American businessman Travis Kalanick is best known as the Co-Founder and former Chief Executive Officer of Uber, the ride-hailing firm that exploded into one of Silicon Valley's most successful companies. Born in 1976, Kalanick learned to code in middle school, later dropping out of college to start his first tech company at the age of 22. Since then, Kalanick has established himself as a serial entrepreneur with the golden touch. Today, Uber serves more than 101 million users each month and is valued at more than $85 billion. In 2017, Kalanick stepped down as Uber's CEO, and he left its board two years later. Currently, he serves as CEO of City Storage Systems, a real estate development company. Since 2018, Kalanick has also served on an advisory board for NEOM, Saudi Arabia’s plan to build a futuristic "mega city" in the desert.

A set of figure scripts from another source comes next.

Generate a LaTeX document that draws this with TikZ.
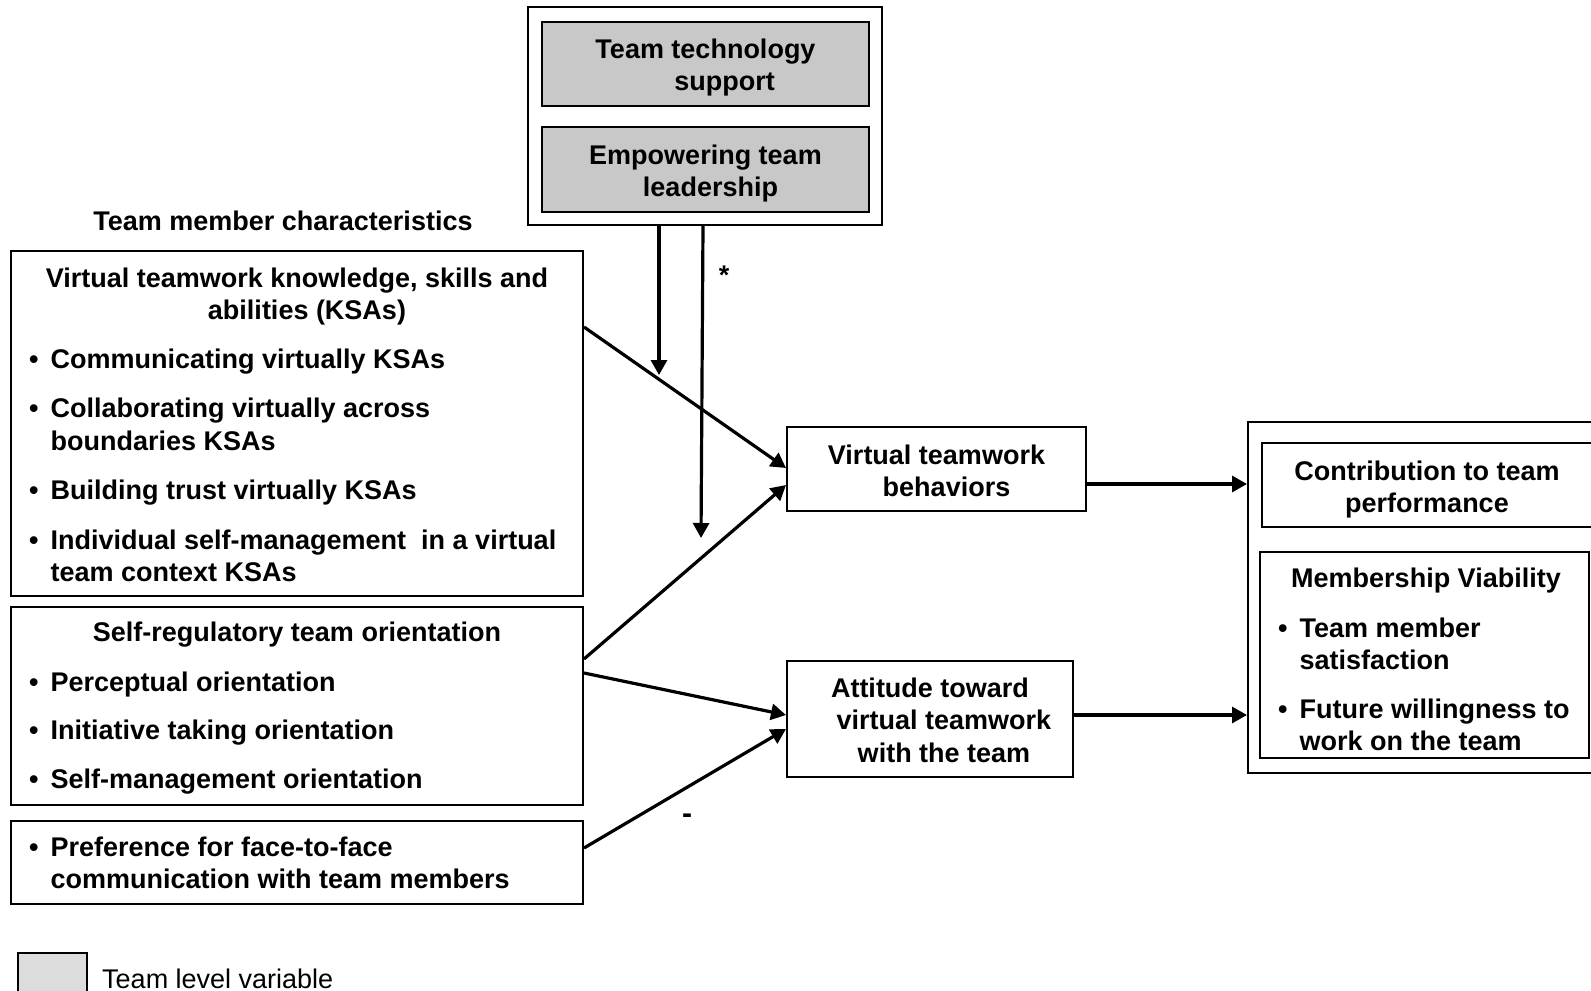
\documentclass[tikz,border=0pt]{standalone}
\usepackage{fontspec}
\setmainfont{Liberation Sans}
\usepackage{xcolor}
\definecolor{teamgray}{HTML}{C8C8C8}
\definecolor{teamlegend}{HTML}{DCDCDC}
\usetikzlibrary{arrows.meta}
\newcommand{\teamfont}{\fontsize{27}{32.5}\selectfont\bfseries}
\newcommand{\teamlist}[1]{\begin{tabular}[t]{@{}l@{\hspace{12pt}}l@{}}#1\end{tabular}}
\newcommand{\teamtitle}[1]{\begin{tabular}[t]{@{}c@{}}#1\end{tabular}}
\tikzset{
  teambox/.style={draw,line width=2pt,inner sep=0pt},
  teamgraybox/.style={teambox,fill=teamgray},
  teamflow/.style={-{Triangle[length=15pt,width=16pt]},line width=3.2pt},
  teamtext/.style={inner sep=0pt,font=\teamfont},
}

\begin{document}
\begin{tikzpicture}[x=1pt,y=-1pt]
\clip (0,0) rectangle (1591,991);
% team level moderators
\node[teambox,minimum width=354pt,minimum height=218pt](top) at (705,116){};
\node[teamgraybox,minimum width=327pt,minimum height=84pt](tech) at (705.5,64){};
\node[teamtext,anchor=base](techt) at (705.5,58){\teamtitle{Team technology\\\hspace*{38pt}support}};
\node[teamgraybox,minimum width=327pt,minimum height=85pt](lead) at (705.5,169.5){};
\node[teamtext,anchor=base](leadt) at (705.5,164){\teamtitle{Empowering team\\\hspace*{10pt}leadership}};
% team member characteristics
\node[teamtext,anchor=base](chars) at (283,230){Team member characteristics};
\node[teambox,minimum width=572pt,minimum height=345pt](ksa) at (297,423.5){};
\node[teamtext,anchor=base](ksat) at (297,287){\teamtitle{Virtual teamwork knowledge, skills and\\\hspace*{20pt}abilities (KSAs)}};
\node[teamtext,anchor=base west](ksal) at (29,368){\teamlist{%
  \textbullet & Communicating virtually KSAs\\[17pt]
  \textbullet & Collaborating virtually across\\
              & boundaries KSAs\\[17pt]
  \textbullet & Building trust virtually KSAs\\[17pt]
  \textbullet & Individual self-management\ \ in a virtual\\
              & team context KSAs}};
\node[teambox,minimum width=572pt,minimum height=198pt](selfreg) at (297,706){};
\node[teamtext,anchor=base](selfregt) at (297,641){Self-regulatory team orientation};
\node[teamtext,anchor=base west](selfregl) at (29,691){\teamlist{%
  \textbullet & Perceptual orientation\\[16pt]
  \textbullet & Initiative taking orientation\\[16pt]
  \textbullet & Self-management orientation}};
\node[teambox,minimum width=572pt,minimum height=83pt](pref) at (297,862.5){};
\node[teamtext,anchor=base west](prefl) at (29,856){\teamlist{%
  \textbullet & Preference for face-to-face\\
              & communication with team members}};
% mediators
\node[teambox,minimum width=299pt,minimum height=84pt](vtb) at (936.5,469){};
\node[teamtext,anchor=base](vtbt) at (936.5,464){\teamtitle{Virtual teamwork\\\hspace*{20pt}behaviors}};
\node[teambox,minimum width=286pt,minimum height=116pt](att) at (930,719){};
\node[teamtext,anchor=base](attt) at (930,697){\teamtitle{Attitude toward\\\hspace*{28pt}virtual teamwork\\\hspace*{28pt}with the team}};
% outcomes
\node[teambox,minimum width=372pt,minimum height=351pt](outcome) at (1434,597.5){};
\node[teambox,minimum width=330pt,minimum height=84pt](contrib) at (1427,485){};
\node[teamtext,anchor=base](contribt) at (1427,480){\teamtitle{Contribution to team\\performance}};
\node[teambox,minimum width=329pt,minimum height=206pt](memb) at (1424.5,655){};
\node[teamtext,anchor=base](membt) at (1426,587){Membership Viability};
\node[teamtext,anchor=base west](membl) at (1278,637){\teamlist{%
  \textbullet & Team member\\
              & satisfaction\\[16pt]
  \textbullet & Future willingness to\\
              & work on the team}};
% legend
\node[teambox,fill=teamlegend,minimum width=69pt,minimum height=62pt](legbox) at (52.5,984){};
\node[inner sep=0pt,font=\fontsize{27}{32.5}\selectfont,anchor=base west](legtext) at (102,988.5){Team level variable};
% connectors
\coordinate (mod1) at (659,375);
\coordinate (mod2) at (701,538);
\coordinate (vtbout) at ([yshift=-15pt]vtb.east);
\coordinate (attout) at ([yshift=4pt]att.east);
\draw[teamflow]([xshift=-46pt]top.south)--(mod1);
\draw[teamflow]([xshift=-2pt]top.south)--(mod2);
\draw[teamflow]([yshift=96.5pt]ksa.east)--([yshift=1pt]vtb.west);
\draw[teamflow]([yshift=47pt]selfreg.east)--([yshift=-16pt]vtb.west);
\draw[teamflow]([yshift=33pt]selfreg.east)--([yshift=4pt]att.west);
\draw[teamflow]([yshift=14.5pt]pref.east)--([yshift=-10pt]att.west);
\draw[teamflow](vtbout)--(vtbout -| outcome.west);
\draw[teamflow](attout)--(attout -| outcome.west);
\node[teamtext](star) at (724,275){*};
\node[teamtext,font=\fontsize{30}{32}\selectfont\bfseries](minus) at (687,819){-};
\end{tikzpicture}
\end{document}
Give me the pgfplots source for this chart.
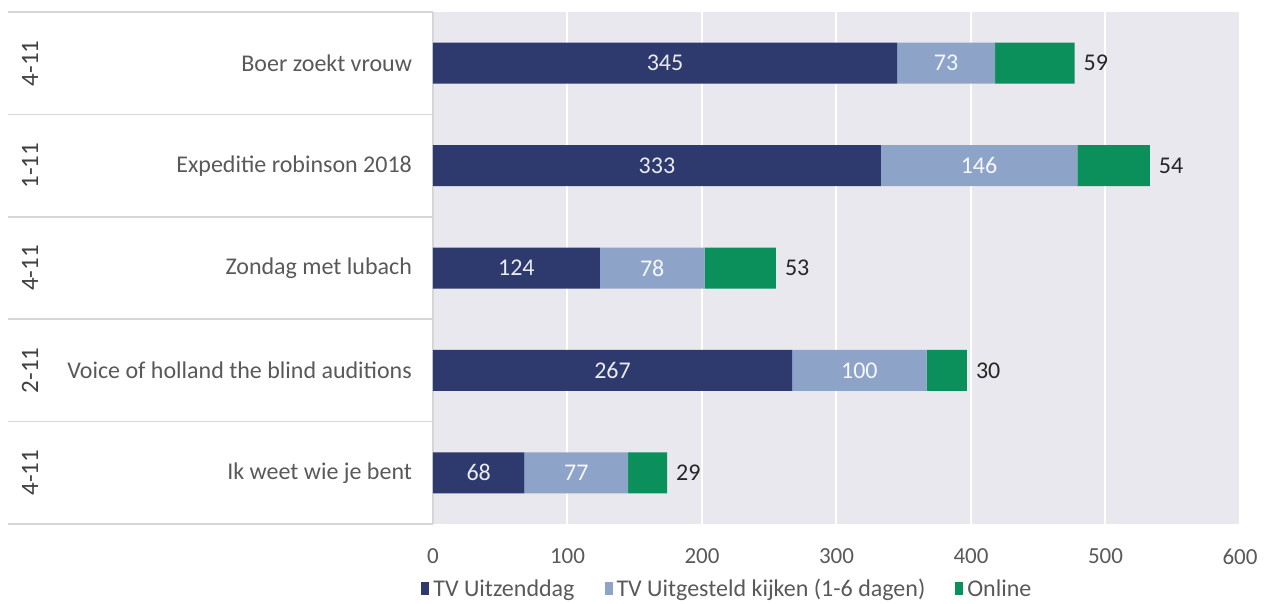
\documentclass[border=0pt]{standalone}
\usepackage{pgfplots}
\pgfplotsset{compat=1.18}
\usepackage{pgfplotstable}
\usepackage{fontspec}
\setmainfont{Carlito}

\definecolor{navy}{HTML}{2E3A6E}
\definecolor{lightblue}{HTML}{8EA3C8}
\definecolor{online}{HTML}{0B8F5B}
\definecolor{plotbg}{HTML}{E9E8EE}
\definecolor{sep}{HTML}{D6D6D6}
\definecolor{ticktext}{HTML}{595959}

% y: 4 = top row
\pgfplotstableread{
y uitz uitg online
4 345 73 59
3 333 146 54
2 124 78 53
1 267 100 30
0 68 77 29
}\kijkcijfers

\pgfplotsset{samebox/.style={
    scale only axis,
    width=403.5pt, height=256pt,
    xmin=0, xmax=600,
    ymin=-0.5, ymax=4.5,
    clip=false,
    /pgf/number format/assume math mode=true,
}}

\begin{document}
\begin{tikzpicture}
\begin{axis}[
    samebox,
    xbar stacked,
    bar width=20.5pt,
    axis background/.style={fill=plotbg},
    axis line style={draw=none},
    xmajorgrids,
    major grid style={white, line width=1pt},
    xtick={0,100,...,600},
    ytick={0,1,2,3,4},
    yticklabels={Ik weet wie je bent, Voice of holland the blind auditions, Zondag met lubach, Expeditie robinson 2018, Boer zoekt vrouw},
    major tick length=0pt,
    xticklabel style={font=\fontsize{11.5}{13}\selectfont, text=ticktext, yshift=-9pt},
    yticklabel style={font=\fontsize{12}{14}\selectfont, text=ticktext, xshift=-7pt},
    legend style={at={(rel axis cs:0,0)}, anchor=north west, yshift=-25.5pt, xshift=-6pt,
        draw=none, fill=none, legend columns=-1, font=\fontsize{12}{14}\selectfont,
        text=ticktext, /tikz/every even column/.append style={column sep=13pt},
        inner sep=0pt},
    legend image code/.code={\fill[#1] (0cm,-0.1cm) rectangle (0.14cm,0.14cm);},
]
\addplot[fill=navy, draw=none] table[x=uitz, y=y] {\kijkcijfers};
\addlegendentry{TV Uitzenddag}
\addplot[fill=lightblue, draw=none] table[x=uitg, y=y] {\kijkcijfers};
\addlegendentry{TV Uitgesteld kijken (1-6 dagen)}
\addplot[fill=online, draw=none] table[x=online, y=y] {\kijkcijfers};
\addlegendentry{Online}

% table rows on the left
\pgfplotsinvokeforeach{-0.5,0.5,1.5,2.5,3.5,4.5}{
    \draw[sep, line width=0.8pt] ([xshift=-212.5pt]axis cs:0,#1) -- (axis cs:0,#1);
}
\draw[sep, line width=0.6pt] (axis cs:0,-0.5) -- (axis cs:0,4.5);
\node[rotate=90, font=\fontsize{12.5}{14}\selectfont, text=black!75] at ([xshift=-201.5pt]axis cs:0,4) {4-11};
\node[rotate=90, font=\fontsize{12.5}{14}\selectfont, text=black!75] at ([xshift=-201.5pt]axis cs:0,3) {1-11};
\node[rotate=90, font=\fontsize{12.5}{14}\selectfont, text=black!75] at ([xshift=-201.5pt]axis cs:0,2) {4-11};
\node[rotate=90, font=\fontsize{12.5}{14}\selectfont, text=black!75] at ([xshift=-201.5pt]axis cs:0,1) {2-11};
\node[rotate=90, font=\fontsize{12.5}{14}\selectfont, text=black!75] at ([xshift=-201.5pt]axis cs:0,0) {4-11};
% page extent
\path ([xshift=-216.5pt, yshift=6pt]rel axis cs:0,1) rectangle ([xshift=12.5pt, yshift=-38.5pt]rel axis cs:1,0);
\end{axis}

% value labels, same frame, not stacked
\begin{axis}[
    samebox,
    hide axis,
    point meta=explicit,
    nodes near coords,
    nodes near coords style={font=\fontsize{12}{14}\selectfont},
]
\addplot[only marks, mark=none, nodes near coords style={anchor=center, text=white!90!navy}]
    table[x expr=\thisrow{uitz}/2, y=y, meta=uitz] {\kijkcijfers};
\addplot[only marks, mark=none, nodes near coords style={anchor=center, text=white!92!lightblue}]
    table[x expr=\thisrow{uitz}+\thisrow{uitg}/2, y=y, meta=uitg] {\kijkcijfers};
\addplot[only marks, mark=none, nodes near coords style={anchor=west, text=black!85, xshift=1pt}]
    table[x expr=\thisrow{uitz}+\thisrow{uitg}+\thisrow{online}, y=y, meta=online] {\kijkcijfers};
\end{axis}
\end{tikzpicture}
\end{document}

A Los Angeles native, Kalanick attended the University of California, Los Angeles, where he studied computer engineering and business economics. He was also a Theta Xi fraternity member. Unlike many of his UCLA classmates, Kalanick lived at home during college, substituting parties and football games for the opportunity to earn money as a college student. He started his first venture as a freshman at UCLA, launching an on-campus SAT tutoring business for high school students. Each Saturday morning, he would put on a white shirt and a tie and teach a class called “1500 and Over.” "The first person I tutored went up by 400 points," he bragged. This was taking place in the late 1990s, at a time when the worlds of tech and business were colliding with spectacular results. Answering the call to fame and fortune, as many of his Silicon Valley peers did, Kalanick dropped out of UCLA his senior year, in 1998, to join six classmates developing one of the web's first search engines, Scour.net.
Today, Kalanick's name is spoken with reverential tones amongst the budding UCLA entrepreneurs hoping to follow in his footsteps. As a much sought-after speaker, Kalanick agreed to return to his old stomping grounds in 2015. This visit included an interview by the UCLA Newsroom, which asked about the university's influence on the executive's approach to business. "UCLA taught me how to think like an engineer, how to break problems into pieces and put it all back together," he said. "Everything I do in business goes back to that core problem-solving rigor that I got exposed to in the engineering curriculum."
Following this interview, Kalanick participated in a Q&A at UCLA's Royce Hall for an audience of at least 1,200 aspiring business leaders. Kalanick, who was interviewed on stage by another UCLA alum, Susan Feldman, co-founder of the retail site One Kings Lane, talked about the importance of prioritizing the problems to be solved and being “fierce about details.” He then collected the Entrepreneurial Achievement Award from the UCLA Venture Capital Fund, adding to his growing list of awards and recognitions.